No tienes que justificarte más, profesor, profesora. Te creemos. Te lo creemos tus colegas, y aunque no todos valorarán lo que haces presencialmente o a distancia, te aseguro que te sorprenderías de constatar que muchos de tus alumnos y alumnas podrían ver transformadas sus vidas al menos ahora, en la cuarentena, porque saben que su grupo de compañeros y compañeras no se ha extinguido, y porque intuyen que sus clases virtuales quizás sean más un pretexto para darle sentido a ese mundo que se ha desmoronado allá afuera (y también adentro).

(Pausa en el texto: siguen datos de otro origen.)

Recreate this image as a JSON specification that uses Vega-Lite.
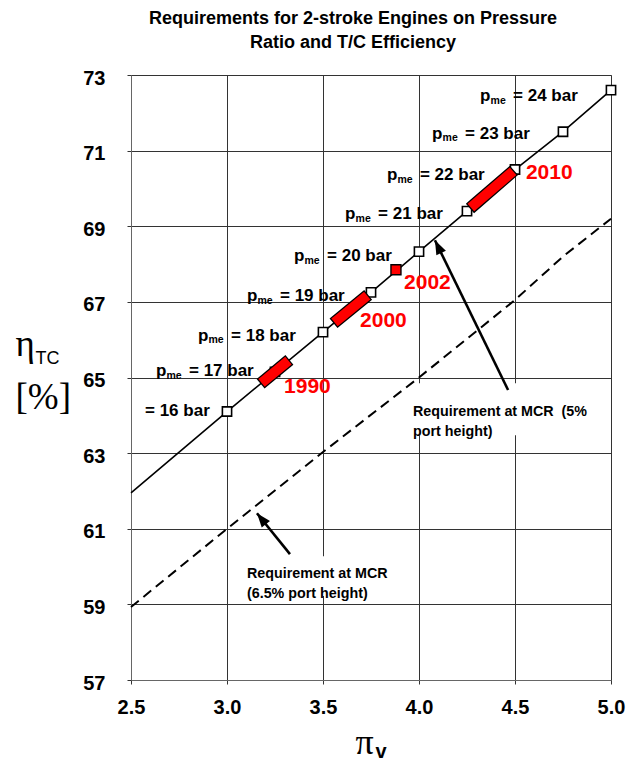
{
  "$schema": "https://vega.github.io/schema/vega-lite/v6.json",
  "width": 480,
  "height": 605,
  "autosize": "none",
  "padding": {"left": 131, "top": 75, "right": 15, "bottom": 82},
  "background": "white",
  "config": {
    "view": {"stroke": "#8a8a8a", "strokeWidth": 1},
    "font": "Liberation Sans",
    "axis": {
      "labelFont": "Liberation Sans",
      "labelFontWeight": "bold",
      "labelFontSize": 20,
      "labelColor": "black",
      "tickColor": "#333333",
      "tickSize": 4,
      "domainColor": "#666666",
      "gridColor": "#333333",
      "gridWidth": 1,
      "gridOpacity": 1
    }
  },
  "title": {
    "text": ["Requirements for 2-stroke Engines on Pressure", "Ratio and T/C Efficiency"],
    "font": "Liberation Sans",
    "fontSize": 18,
    "fontWeight": "bold",
    "color": "black",
    "lineHeight": 24,
    "anchor": "middle",
    "frame": "group",
    "baseline": "bottom",
    "dx": -18,
    "dy": 24,
    "offset": 22
  },
  "datasets": {
    "req5": [
      {"pi": 2.5, "eta": 61.95},
      {"pi": 3.0, "eta": 64.1},
      {"pi": 3.5, "eta": 66.2},
      {"pi": 3.75, "eta": 67.25},
      {"pi": 4.0, "eta": 68.33},
      {"pi": 4.25, "eta": 69.4},
      {"pi": 4.5, "eta": 70.5},
      {"pi": 4.75, "eta": 71.5},
      {"pi": 5.0, "eta": 72.6}
    ],
    "req65": [
      {"pi": 2.5, "eta": 58.93},
      {"pi": 3.0, "eta": 61.0},
      {"pi": 3.5, "eta": 63.03},
      {"pi": 4.0, "eta": 65.0},
      {"pi": 4.5, "eta": 67.05},
      {"pi": 4.75, "eta": 68.2},
      {"pi": 5.0, "eta": 69.2}
    ],
    "pmePoints": [
      {"pme": 16, "pi": 3.0, "eta": 64.1},
      {"pme": 17, "pi": 3.25, "eta": 65.15},
      {"pme": 18, "pi": 3.5, "eta": 66.2},
      {"pme": 19, "pi": 3.75, "eta": 67.25},
      {"pme": 20, "pi": 4.0, "eta": 68.33},
      {"pme": 21, "pi": 4.25, "eta": 69.4},
      {"pme": 22, "pi": 4.5, "eta": 70.5},
      {"pme": 23, "pi": 4.75, "eta": 71.5},
      {"pme": 24, "pi": 5.0, "eta": 72.6}
    ],
    "pmeLabels": [
      {"pme": 16, "pi": 2.573, "eta": 64.11, "label": "= 16 bar"},
      {"pme": 17, "pi": 2.802, "eta": 65.17, "label": "= 17 bar"},
      {"pme": 18, "pi": 3.021, "eta": 66.1, "label": "= 18 bar"},
      {"pme": 19, "pi": 3.276, "eta": 67.15, "label": "= 19 bar"},
      {"pme": 20, "pi": 3.521, "eta": 68.21, "label": "= 20 bar"},
      {"pme": 21, "pi": 3.787, "eta": 69.32, "label": "= 21 bar"},
      {"pme": 22, "pi": 4.005, "eta": 70.35, "label": "= 22 bar"},
      {"pme": 23, "pi": 4.24, "eta": 71.44, "label": "= 23 bar"},
      {"pme": 24, "pi": 4.49, "eta": 72.44, "label": "= 24 bar"}
    ],
    "eras": [
      {"year": "1990", "pi": 3.2, "eta": 64.94},
      {"year": "1990", "pi": 3.3, "eta": 65.36},
      {"year": "2000", "pi": 3.58, "eta": 66.54},
      {"year": "2000", "pi": 3.71, "eta": 67.08},
      {"year": "2010", "pi": 4.29, "eta": 69.58},
      {"year": "2010", "pi": 4.47, "eta": 70.37}
    ],
    "point2002": [
      {"year": "2002", "pi": 3.88, "eta": 67.85}
    ],
    "yearLabels": [
      {"year": "1990", "pi": 3.297, "eta": 64.75},
      {"year": "2000", "pi": 3.693, "eta": 66.49},
      {"year": "2002", "pi": 3.922, "eta": 67.5},
      {"year": "2010", "pi": 4.557, "eta": 70.41}
    ],
    "notes": [
      {"note": "5%", "pi": 3.969, "eta": 64.08, "lines": ["Requirement at MCR\u00a0 (5%", "port height)"], "pi0": 3.95, "pi1": 4.94, "eta0": 63.47, "eta1": 64.85},
      {"note": "6.5%", "pi": 3.104, "eta": 59.8, "lines": ["Requirement at MCR", "(6.5% port height)"], "pi0": 3.09, "pi1": 3.875, "eta0": 59.22, "eta1": 60.27}
    ],
    "arrows": [
      {"note": "5%", "piTail": 4.464, "etaTail": 64.67, "piHead": 4.083, "etaHead": 68.63},
      {"note": "6.5%", "piTail": 3.328, "etaTail": 60.33, "piHead": 3.156, "etaHead": 61.41}
    ]
  },
  "layer": [
    {
      "layer": [
        {
          "data": {"name": "notes"},
          "mark": {"type": "rect", "fill": "white", "stroke": null},
          "encoding": {
            "x": {"field": "pi0", "type": "quantitative", "scale": {"domain": [2.5, 5.0], "nice": false, "zero": false},
              "axis": {
                "values": [2.5, 3.0, 3.5, 4.0, 4.5, 5.0],
                "format": ".1f",
                "grid": true,
                "labelFlush": false,
                "labelPadding": 13,
                "title": "π",
                "titleFont": "Liberation Serif",
                "titleFontSize": 36,
                "titleFontWeight": "normal",
                "titleColor": "black",
                "titleAlign": "left",
                "titleBaseline": "alphabetic",
                "titleX": 224,
                "titleY": 73
              }
            },
            "x2": {"field": "pi1"},
            "y": {"field": "eta0", "type": "quantitative", "scale": {"domain": [57, 73], "nice": false, "zero": false},
              "axis": {
                "values": [57, 59, 61, 63, 65, 67, 69, 71, 73],
                "grid": true,
                "labelPadding": 22,
                "labelOffset": 3,
                "title": ["η", "[%]"],
                "titleFont": "Liberation Serif",
                "titleFontSize": 37,
                "titleFontWeight": "normal",
                "titleColor": "black",
                "titleAngle": 0,
                "titleAlign": "left",
                "titleBaseline": "alphabetic",
                "titleLineHeight": 53,
                "titleX": -116,
                "titleY": 280
              }
            },
            "y2": {"field": "eta1"}
          }
        },
        {
          "data": {"name": "req5"},
          "mark": {"type": "line", "color": "black", "strokeWidth": 1.6},
          "encoding": {
            "x": {"field": "pi", "type": "quantitative"},
            "y": {"field": "eta", "type": "quantitative"}
          }
        },
        {
          "data": {"name": "pmePoints"},
          "mark": {"type": "point", "shape": "square", "size": 85, "filled": true, "fill": "white", "stroke": "black", "strokeWidth": 1.6, "opacity": 1},
          "encoding": {
            "x": {"field": "pi", "type": "quantitative"},
            "y": {"field": "eta", "type": "quantitative"}
          }
        },
        {
          "data": {"name": "eras"},
          "mark": {"type": "line", "color": "black", "strokeWidth": 12.5, "strokeCap": "square"},
          "encoding": {
            "x": {"field": "pi", "type": "quantitative"},
            "y": {"field": "eta", "type": "quantitative"},
            "detail": {"field": "year"}
          }
        },
        {
          "data": {"name": "eras"},
          "mark": {"type": "line", "color": "#ff0000", "strokeWidth": 10, "strokeCap": "square"},
          "encoding": {
            "x": {"field": "pi", "type": "quantitative"},
            "y": {"field": "eta", "type": "quantitative"},
            "detail": {"field": "year"}
          }
        },
        {
          "data": {"name": "point2002"},
          "mark": {"type": "point", "shape": "square", "size": 100, "filled": true, "fill": "#ff0000", "stroke": "black", "strokeWidth": 1.4, "opacity": 1},
          "encoding": {
            "x": {"field": "pi", "type": "quantitative"},
            "y": {"field": "eta", "type": "quantitative"}
          }
        },
        {
          "data": {"name": "pmeLabels"},
          "transform": [{"filter": "datum.pme > 16"}],
          "mark": {"type": "text", "text": "p", "align": "left", "baseline": "middle", "dx": -33, "font": "Liberation Sans", "fontWeight": "bold", "fontSize": 17, "color": "black"},
          "encoding": {
            "x": {"field": "pi", "type": "quantitative"},
            "y": {"field": "eta", "type": "quantitative"}
          }
        },
        {
          "data": {"name": "pmeLabels"},
          "transform": [{"filter": "datum.pme > 16"}],
          "mark": {"type": "text", "text": "me", "align": "left", "baseline": "middle", "dx": -22.5, "dy": 4.5, "font": "Liberation Sans", "fontWeight": "bold", "fontSize": 10.5, "color": "black"},
          "encoding": {
            "x": {"field": "pi", "type": "quantitative"},
            "y": {"field": "eta", "type": "quantitative"}
          }
        },
        {
          "data": {"name": "pmeLabels"},
          "mark": {"type": "text", "align": "left", "baseline": "middle", "font": "Liberation Sans", "fontWeight": "bold", "fontSize": 17, "color": "black"},
          "encoding": {
            "x": {"field": "pi", "type": "quantitative"},
            "y": {"field": "eta", "type": "quantitative"},
            "text": {"field": "label"}
          }
        },
        {
          "data": {"name": "yearLabels"},
          "mark": {"type": "text", "align": "left", "baseline": "middle", "font": "Liberation Sans", "fontWeight": "bold", "fontSize": 21, "color": "#ff0000"},
          "encoding": {
            "x": {"field": "pi", "type": "quantitative"},
            "y": {"field": "eta", "type": "quantitative"},
            "text": {"field": "year"}
          }
        },
        {
          "data": {"name": "notes"},
          "mark": {"type": "text", "align": "left", "baseline": "middle", "lineHeight": 20, "font": "Liberation Sans", "fontWeight": "bold", "fontSize": 14.3, "color": "black"},
          "encoding": {
            "x": {"field": "pi", "type": "quantitative"},
            "y": {"field": "eta", "type": "quantitative"},
            "text": {"field": "lines"}
          }
        },
        {
          "data": {"name": "arrows"},
          "mark": {"type": "rule", "color": "black", "strokeWidth": 2.6},
          "encoding": {
            "x": {"field": "piTail", "type": "quantitative"},
            "y": {"field": "etaTail", "type": "quantitative"},
            "x2": {"field": "piHead"},
            "y2": {"field": "etaHead"}
          }
        },
        {
          "data": {"name": "arrows"},
          "transform": [{"filter": "datum.note == '5%'"}],
          "mark": {"type": "point", "shape": "M0,0L-0.75,2L0.75,2Z", "size": 200, "angle": 334, "filled": true, "color": "black", "opacity": 1},
          "encoding": {
            "x": {"field": "piHead", "type": "quantitative"},
            "y": {"field": "etaHead", "type": "quantitative"}
          }
        },
        {
          "data": {"name": "arrows"},
          "transform": [{"filter": "datum.note == '6.5%'"}],
          "mark": {"type": "point", "shape": "M0,0L-0.75,2L0.75,2Z", "size": 200, "angle": 321, "filled": true, "color": "black", "opacity": 1},
          "encoding": {
            "x": {"field": "piHead", "type": "quantitative"},
            "y": {"field": "etaHead", "type": "quantitative"}
          }
        }
      ]
    },
    {
      "data": {"name": "req65"},
      "mark": {"type": "line", "color": "black", "strokeWidth": 2, "strokeDash": [10, 6]},
      "encoding": {
        "x": {"field": "pi", "type": "quantitative",
          "axis": {
            "orient": "bottom",
            "labels": false, "ticks": false, "domain": false, "grid": false,
            "title": "v",
            "titleFont": "Liberation Sans",
            "titleFontSize": 20,
            "titleFontWeight": "bold",
            "titleColor": "black",
            "titleAlign": "left",
            "titleBaseline": "alphabetic",
            "titleX": 244,
            "titleY": 77
          }
        },
        "y": {"field": "eta", "type": "quantitative",
          "axis": {
            "orient": "left",
            "labels": false, "ticks": false, "domain": false, "grid": false,
            "title": "TC",
            "titleFont": "Liberation Sans",
            "titleFontSize": 18,
            "titleFontWeight": "normal",
            "titleColor": "black",
            "titleAngle": 0,
            "titleAlign": "left",
            "titleBaseline": "alphabetic",
            "titleX": -96,
            "titleY": 288
          }
        }
      }
    }
  ],
  "resolve": {"axis": {"x": "independent", "y": "independent"}}
}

El hecho de que sigas ahí, maestra, maestro a la distancia, les está dando la posibilidad a tus estudiantes de saber que el mundo puede reconstruirse, porque lo ven reflejado en ti, en que estas jornadas extendidas te brindan la posibilidad a ti también de reconstruir tu identidad como docente y de transmitirle a tus estudiantes la idea de que cuando vuelva el mundo presencial las cosas no tendrán que ser igual. De hecho, no esperaríamos que el mundo de antes vuelva tal cual. Porque si no, colega, ¿de qué habría servido el sacrificio de ahora?